Federal Armed Forces deployment in Kabul possible until September 30th – costs 40 million

The Bundeswehr’s risky evacuation mission at the airport in the Afghan capital Kabul can last until September 30th at the latest. This emerges from the submission for the cabinet resolution planned for this Wednesday, which is available to the Tagesspiegel.

“Within the framework of available capacities, the evacuation should also extend to personnel of the international community and other designated persons, including particularly vulnerable representatives of Afghan civil society,” said Defense Minister Annegret Kramp-Karrenbauer (CDU) and Foreign Minister in the cover letter Heiko Maas (SPD) emphasizes.

Up to 600 soldiers can be deployed. “The additional expenditures for the deployment of armed German armed forces will probably total around 40 million euros by September 30, 2021,” emphasized the ministers. “With the implosion of the Afghan government and the takeover of power by the Taliban, the local security structures in the capital Kabul collapsed. The situation is extremely confusing.”


The deployment takes place in accordance with the constitutional requirements for deployments of armed German armed forces abroad, “in particular on the basis of Article 87a paragraph 1 and 2 of the Basic Law”.

According to the cabinet, the Bundestag is to approve the new mandate retrospectively on August 25th. This is possible because the government sees “imminent danger”. The days before the evacuation, which started very late, and the months of several ministries getting caught up in the question of which local workers are allowed to go to Germany, how and when, also raised the question of Chancellor Angela Merkel’s (CDU) responsibility for this. And whether several days were not lost because of procedural issues.

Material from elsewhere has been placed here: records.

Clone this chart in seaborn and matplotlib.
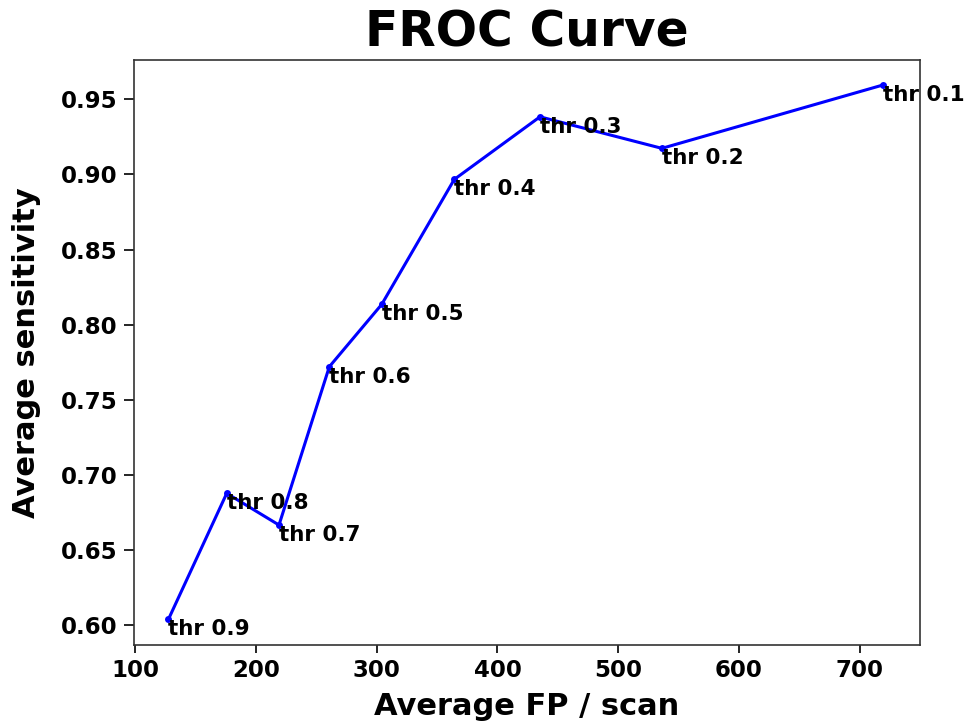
import matplotlib
matplotlib.use("Agg")
import matplotlib.pyplot as plt
import seaborn as sns
import pandas as pd

fp_per_scan = [127.4, 175.7, 219.0, 260.7, 304.1, 364.2, 435.2, 536.2, 719.0]
sensitivity = [0.6038, 0.6877, 0.6666, 0.772, 0.8135, 0.8967, 0.9384, 0.9174, 0.9595]
thresholds = ["thr 0.9", "thr 0.8", "thr 0.7", "thr 0.6", "thr 0.5",
              "thr 0.4", "thr 0.3", "thr 0.2", "thr 0.1"]

df = pd.DataFrame({"fp": fp_per_scan, "sens": sensitivity, "thr": thresholds})

plt.rcParams['font.family'] = ['DejaVu Sans']
fig = plt.figure(figsize=(9.69, 7.25), dpi=100)
ax = fig.add_axes([0.1383, 0.1103, 0.8111, 0.8069])

sns.lineplot(data=df, x="fp", y="sens", sort=False, estimator=None,
             color="blue", linewidth=2.2, marker="o", markersize=5,
             markeredgewidth=0, ax=ax)

for xv, yv, lab in zip(df["fp"], df["sens"], df["thr"]):
    ax.text(xv, yv, lab, ha="left", va="top", fontsize=15.5,
            fontweight="bold", color="black", clip_on=False)

ax.set_title("FROC Curve", fontsize=35, fontweight="bold", pad=10)
ax.set_xlabel("Average FP / scan", fontsize=22, fontweight="bold", labelpad=7)
ax.set_ylabel("Average sensitivity", fontsize=22, fontweight="bold", labelpad=14)
ax.set_xticks([100, 200, 300, 400, 500, 600, 700])
ax.set_yticks([0.60, 0.65, 0.70, 0.75, 0.80, 0.85, 0.90, 0.95])
ax.set_xlim(98.9, 750)
ax.set_ylim(0.5867, 0.9762)
for lab in ax.get_xticklabels() + ax.get_yticklabels():
    lab.set_fontweight("bold")
    lab.set_fontsize(16.5)
ax.tick_params(axis="y", length=7, width=1.2, pad=5)
ax.tick_params(axis="x", length=6, width=1.2, pad=4)
for s in ax.spines.values():
    s.set_linewidth(1.2)
    s.set_color("#333333")

fig.savefig("out.png", dpi=100)
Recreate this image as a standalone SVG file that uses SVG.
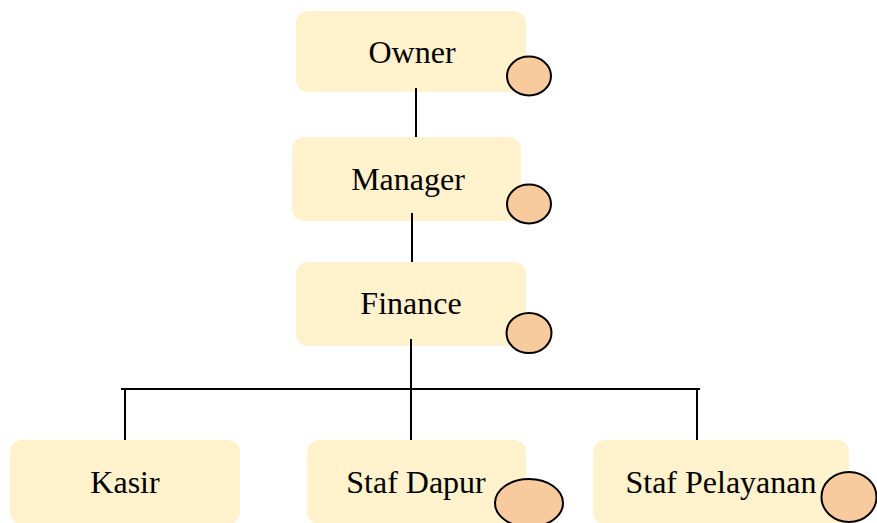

Did the dispute over a new mandate delay the deployment?

The Tagesspiegel has a document in which lawyers from the Foreign Office drafted a statement on Friday (August 13) on “Parliamentary participation in the deployment of military forces to secure our measures in Kabul”. At this point in time, the Bundeswehr was ready for the evacuation mission. The most important point: The existing Afghanistan mandate approved by the Bundestag for the participation of armed German forces in the NATO-led “Resolute Support” mission is still valid until January 31, 2022 and is “a sufficient basis for such a deployment”. Merkel and Kramp-Karrenbauer insisted on working out a new mandate, and the rescue operation from Germany only started on Monday morning. The Chancellery denies that the mandate issue caused a delay.

Can the Taliban be urged for safe conduct?

The question of how the Afghans who are trapped in Kabul and hoping to leave the country can get to the military part of the airport that is secured by the US armed forces is becoming more and more central, as the Taliban are setting up more and more checkpoints.

Merkel will visit Russian President Vladimir Putin on Friday. Can he possibly influence the Taliban so that they also give Afghan local forces safe conduct? “You have to talk to the Taliban at some point,” it says in German government circles. Markus Potzel, formerly Ambassador to Kabul himself and since 2017 the Federal Government’s Special Representative for Afghanistan and Pakistan, is to sound out what is feasible in Doha, there are representatives of Qatar, US negotiators are there – and representatives of the Taliban.